Pline plugin descriptions specify a list of command-line arguments
available for a given CLI program. The information is written in JSON
notation (https://www.json.org) – a common format that structures
textual data with nested brackets, designed for easy reading and writing
for both humans and programs. The Pline API represents interfaces using
the JSON format where the data (a set of properties with values) define
the underlying functionality and the structure (the order and nesting of
the data items) reflects the placement of resulting interface elements.
Since most of the properties are optional, basic interfaces are quick to
construct (see example in Figure 1). However, the plugin description is
extendable with advanced inputs and properties for sophisticated GUIs.
Pline supports both simple input types like text, files, on/off flags or
selection lists, and advanced ones that merge or modify values from
linked inputs (see Figure 2 for an advanced case).
Input arguments are often related. A CLI program may require one or more
sets of arguments where the list of compulsory or optional arguments,
their values or the effect of those values is defined by the user input
for a set of other arguments. In the Pline JSON format, the network of
linked inputs is described by setting rules for the input properties
that support it. For example, instead of a fixed default value for an
input, a rule can derive the value from another input. These rules are
written as conditionals – english-like if-else sentences or Javascript
statements where the action of the rule is defined by the property that
the rule is attached to. In addition to setting the default value, Pline
supports conditionals for dynamically formatting or fixing an input
value, for specifying an output file name and for enabling or disabling
input elements and element groups.

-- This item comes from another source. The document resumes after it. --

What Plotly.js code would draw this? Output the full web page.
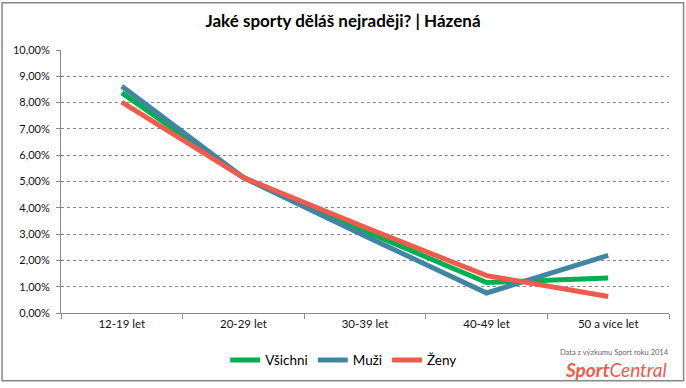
<!DOCTYPE html>
<html>
<head>
<meta charset="utf-8">
<script src="https://cdn.plot.ly/plotly-3.0.1.min.js"></script>
<style>html,body{margin:0;padding:0;background:#fff;}#chart{width:686px;height:388px;}</style>
</head>
<body>
<div id="chart"></div>
<script>
const categories = ["12-19 let", "20-29 let", "30-39 let", "40-49 let", "50 a více let"];
const vsichni = [0.0837, 0.0515, 0.0311, 0.0116, 0.0133];
const muzi = [0.0862, 0.0515, 0.0293, 0.0076, 0.0219];
const zeny = [0.0802, 0.0515, 0.0326, 0.0142, 0.0063];
const seriesNames = ["Všichni", "Muži", "Ženy"];
const seriesColors = ["#00b050", "#4185a0", "#ef5b4c"];
const yTicks = [0, 0.01, 0.02, 0.03, 0.04, 0.05, 0.06, 0.07, 0.08, 0.09, 0.10];

const font = "Lato, 'Open Sans', sans-serif";
const data = [vsichni, muzi, zeny].map((vals, i) => ({
  type: "scatter", mode: "lines", x: categories, y: vals, name: seriesNames[i],
  line: {color: seriesColors[i], width: 5}, hoverinfo: "skip"
}));

const layout = {
  width: 686, height: 388,
  margin: {l: 61, r: 17, t: 50, b: 72},
  paper_bgcolor: "#fff", plot_bgcolor: "#fff",
  separators: ", ",
  title: {text: "<b>Jaké sporty děláš nejraději? | Házená</b>", x: 0.5, xanchor: "center", y: 0.945, yanchor: "middle",
          font: {family: font, size: 17, color: "#000"}},
  font: {family: font, size: 10, color: "#111"},
  xaxis: {type: "category", tickson: "boundaries", ticks: "outside", ticklen: 5, tickcolor: "#888",
          showline: true, linecolor: "#888", linewidth: 1, showgrid: false, zeroline: false,
          tickfont: {family: font, size: 11.5, color: "#111"}, range: [-0.5, 4.5], fixedrange: true},
  yaxis: {range: [0, 0.1], tickvals: yTicks, tickformat: ".2%", ticks: "outside", ticklen: 4, tickcolor: "#888",
          showline: true, linecolor: "#888", linewidth: 1, showgrid: true, gridcolor: "#888", griddash: "dot",
          gridwidth: 1, zeroline: false, tickfont: {family: font, size: 11, color: "#111"}, ticklabelstandoff: 4},
  showlegend: true,
  legend: {orientation: "h", x: 0.465, xanchor: "center", y: -0.18, yanchor: "middle",
           font: {family: font, size: 13.5, color: "#000"}, itemwidth: 30, tracegroupgap: 0},
  shapes: [{type: "rect", xref: "paper", yref: "paper", x0: -0.097, x1: 1.024, y0: -0.258, y1: 1.18,
            line: {color: "#888", width: 1.5}, fillcolor: "rgba(0,0,0,0)"}],
  annotations: [
    {xref: "paper", yref: "paper", x: 1.003, y: -0.15, xanchor: "right", yanchor: "middle", showarrow: false,
     text: "Data z výzkumu Sport roku 2014", font: {family: font, size: 7.5, color: "#666"}},
    {xref: "paper", yref: "paper", x: 1.0, y: -0.215, xanchor: "right", yanchor: "middle", showarrow: false,
     text: "<b><i>Sport</i></b><i>Central</i>", font: {family: font, size: 19, color: "#ef5b4c"}}
  ]
};
Plotly.newPlot("chart", data, layout, {staticPlot: true, displayModeBar: false});
</script>
</body>
</html>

Together with other advanced features
like input filters, error messages and merged values, the Pline API
allows for describing even highly complex command-line interfaces. To
customize the resulting interface, the API also specifies properties for
adding icons, labels, documentation, HTML markup and CSS styling.
Pline web application
Pline includes an interface generator that implements the JSON
specification and translates the program description into a graphical
user interface. The generator is written in Javascript, which runs
natively inside any modern web browser, and is used by including it in a
webpage as a library. The library takes a Pline plugin description as
input (given as raw JSON text or a URL), parses the information into an
internal data model, and outputs a graphical interface that can be
placed into any container element in a web page. In practice, the
process involves just two Javascript commands (addPlugin() for the
plugin import, plugin.draw() for interface drawing) and supports
multiple input programs and output interfaces in a single web page.
A Pline-generated GUI is not static – the HTML interface is bound to an
internal data model and event listeners that enforce the dependency
rules between the program parameters and adjust the interface according
to user interactions. User input is tracked in real-time: as soon as a
tick-box is clicked or a number is typed, the interface updates
accordingly, e.g. by hiding, revealing, or changing the values of all
the linked input elements. The conditionals in the Pline JSON therefore
provide a quick way to construct sophisticated interfaces that hide
invalid inputs and guide the user through program configuration options.

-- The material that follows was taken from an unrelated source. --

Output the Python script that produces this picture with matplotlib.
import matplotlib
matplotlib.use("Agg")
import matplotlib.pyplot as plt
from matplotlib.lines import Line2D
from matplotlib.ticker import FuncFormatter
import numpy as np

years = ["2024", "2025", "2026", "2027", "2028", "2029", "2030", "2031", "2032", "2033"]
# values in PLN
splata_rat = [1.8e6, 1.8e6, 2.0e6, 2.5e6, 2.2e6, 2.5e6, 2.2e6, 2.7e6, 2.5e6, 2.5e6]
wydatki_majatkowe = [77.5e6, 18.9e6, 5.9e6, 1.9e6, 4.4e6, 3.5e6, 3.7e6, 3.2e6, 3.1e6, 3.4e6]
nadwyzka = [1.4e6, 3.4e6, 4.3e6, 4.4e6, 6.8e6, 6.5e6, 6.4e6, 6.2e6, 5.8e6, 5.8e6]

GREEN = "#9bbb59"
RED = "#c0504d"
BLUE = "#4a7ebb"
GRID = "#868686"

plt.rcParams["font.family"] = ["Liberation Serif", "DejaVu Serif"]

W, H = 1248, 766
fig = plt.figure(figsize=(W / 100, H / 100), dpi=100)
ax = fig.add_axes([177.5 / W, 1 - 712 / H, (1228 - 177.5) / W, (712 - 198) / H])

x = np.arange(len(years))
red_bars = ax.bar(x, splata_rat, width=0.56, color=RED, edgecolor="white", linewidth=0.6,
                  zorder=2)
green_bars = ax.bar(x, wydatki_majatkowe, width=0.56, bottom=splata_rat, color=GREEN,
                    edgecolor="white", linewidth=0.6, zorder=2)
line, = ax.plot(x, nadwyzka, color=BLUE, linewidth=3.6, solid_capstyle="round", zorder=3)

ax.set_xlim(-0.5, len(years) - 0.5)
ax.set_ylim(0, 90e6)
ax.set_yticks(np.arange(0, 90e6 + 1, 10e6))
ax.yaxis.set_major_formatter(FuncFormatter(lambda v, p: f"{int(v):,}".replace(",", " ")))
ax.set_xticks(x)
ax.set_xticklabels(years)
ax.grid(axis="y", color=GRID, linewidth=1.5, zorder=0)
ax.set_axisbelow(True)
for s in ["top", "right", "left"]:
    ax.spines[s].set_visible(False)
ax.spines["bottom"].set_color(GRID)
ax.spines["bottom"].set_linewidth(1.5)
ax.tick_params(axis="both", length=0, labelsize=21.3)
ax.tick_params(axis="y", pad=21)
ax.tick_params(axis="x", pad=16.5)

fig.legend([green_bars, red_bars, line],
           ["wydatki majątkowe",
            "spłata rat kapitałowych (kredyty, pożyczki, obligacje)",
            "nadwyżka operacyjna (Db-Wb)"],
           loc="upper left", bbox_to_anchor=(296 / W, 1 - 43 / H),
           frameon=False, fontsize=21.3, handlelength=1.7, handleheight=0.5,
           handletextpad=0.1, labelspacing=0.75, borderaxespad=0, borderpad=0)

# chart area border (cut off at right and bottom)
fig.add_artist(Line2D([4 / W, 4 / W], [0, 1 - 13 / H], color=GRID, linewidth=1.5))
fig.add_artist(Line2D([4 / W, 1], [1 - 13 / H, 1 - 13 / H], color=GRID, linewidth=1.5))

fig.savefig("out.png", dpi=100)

In addition to generating standalone GUIs, Pline can chain multiple
interfaces together, forming a pipeline – a set of commands executed in
succession. The information about input and output files in the program
description is used to control the data flow between the pipeline steps.
The current state of a single interface or a full pipeline can be stored
to a file and distributed as a reusable Pline pipeline with pre-filled
input values.
A graphical interface generated with Pline records user input and forms
a complete terminal command for launching the CLI program or pipeline
together with user-supplied input files. Since the web browser security
sandbox prevents direct command-line access, the program launch data is
passed on to a backend server for execution. Pline includes a
lightweight python script that acts as a server module to launch the
commands, either on a local computer or over the web. The Pline server
accepts the command data sent by the interface via an HTTP POST request,
sanitizes the input, and manages the execution process. It also supports
HTTP requests to send execution status updates back to the interface,
pause, cancel or resume running pipelines, or send email notifications
after a command or pipeline has finished.

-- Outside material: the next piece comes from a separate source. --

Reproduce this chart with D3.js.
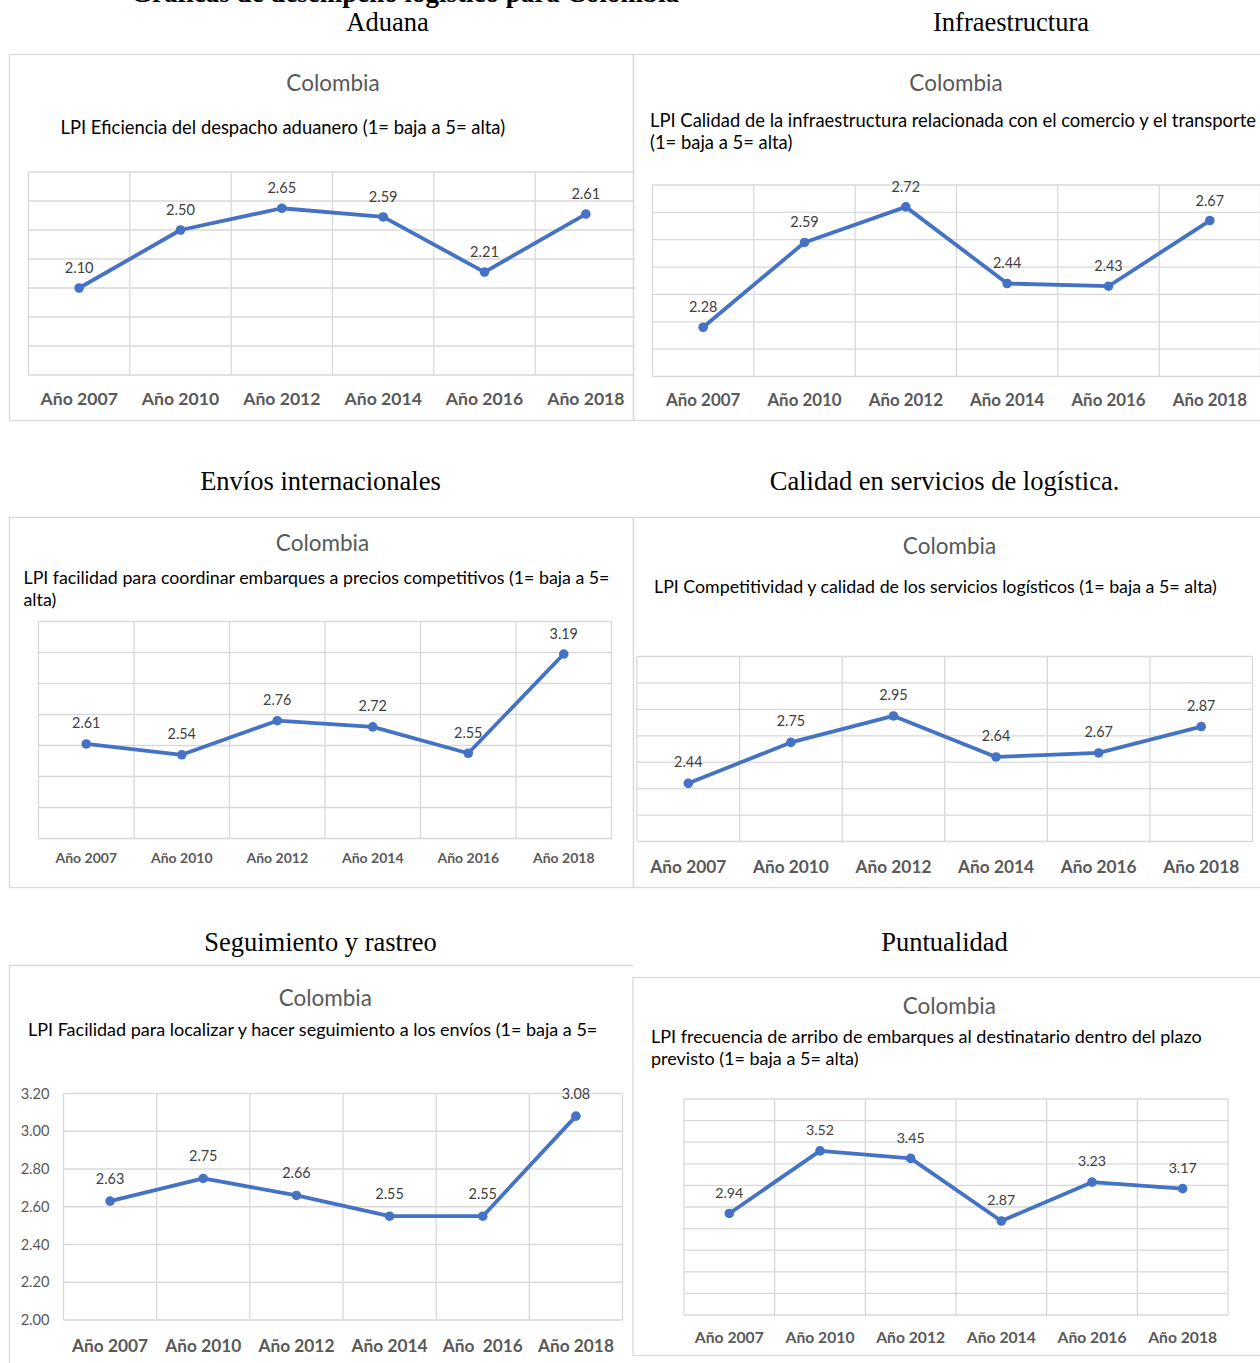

Pline interfaces are designed to be installation-free and work across
many different operating systems. The JSON program description files are
platform-agnostic, the interface generator runs on any device with a
modern web browser (including mobile devices), and the server module
supports both Python 2.7 and 3 environments (which is preinstalled on
most MacOS and Linux systems). However, command-line executables are
compiled to run on a specific operating system, so a Pline plugin should
include an executable for each target system.
Results
Example plugins
New program interfaces are added to Pline by supplying the corresponding
JSON description files, either by copying them into the designated
plugin directory (when using the Pline server module), or by feeding the
data directly into the Pline interface generator using a special
Javascript command. In principle, an interface can be generated for any
command-line executable, including installed programs that are available
system-wide. However, the JSON description is written for a specific
version of a program and it is recommended that the matching binary
(preferably with copies for different operating systems) is distributed
together with the description file, forming a plugin bundle. The Pline
homepage includes several example plugins that can be used as templates
for writing third-party plugins.
A basic interface can be constructed from a few pieces of information in
a program description file. The only compulsory data fields are the
executable name and a type and/or name property for each of the input
arguments. A simple example is shown in Figure 1. Here, the JSON
description specifies a python script that expects an input file (as a
positional argument) and an optional boolean flag ”–count” (a named
argument). Pline translates this information into a file input element
and a checkbox element. In addition, the interface header displays the
program description and provides an option to name the program execution
session, as well as to save or restore sets of user input values. The
”Run” button produces the program command that is sent together with the
input file to the server module for execution. In case the input file is
not provided, the error message ”Input file missing!” is displayed
instead (as specified by the “required” property).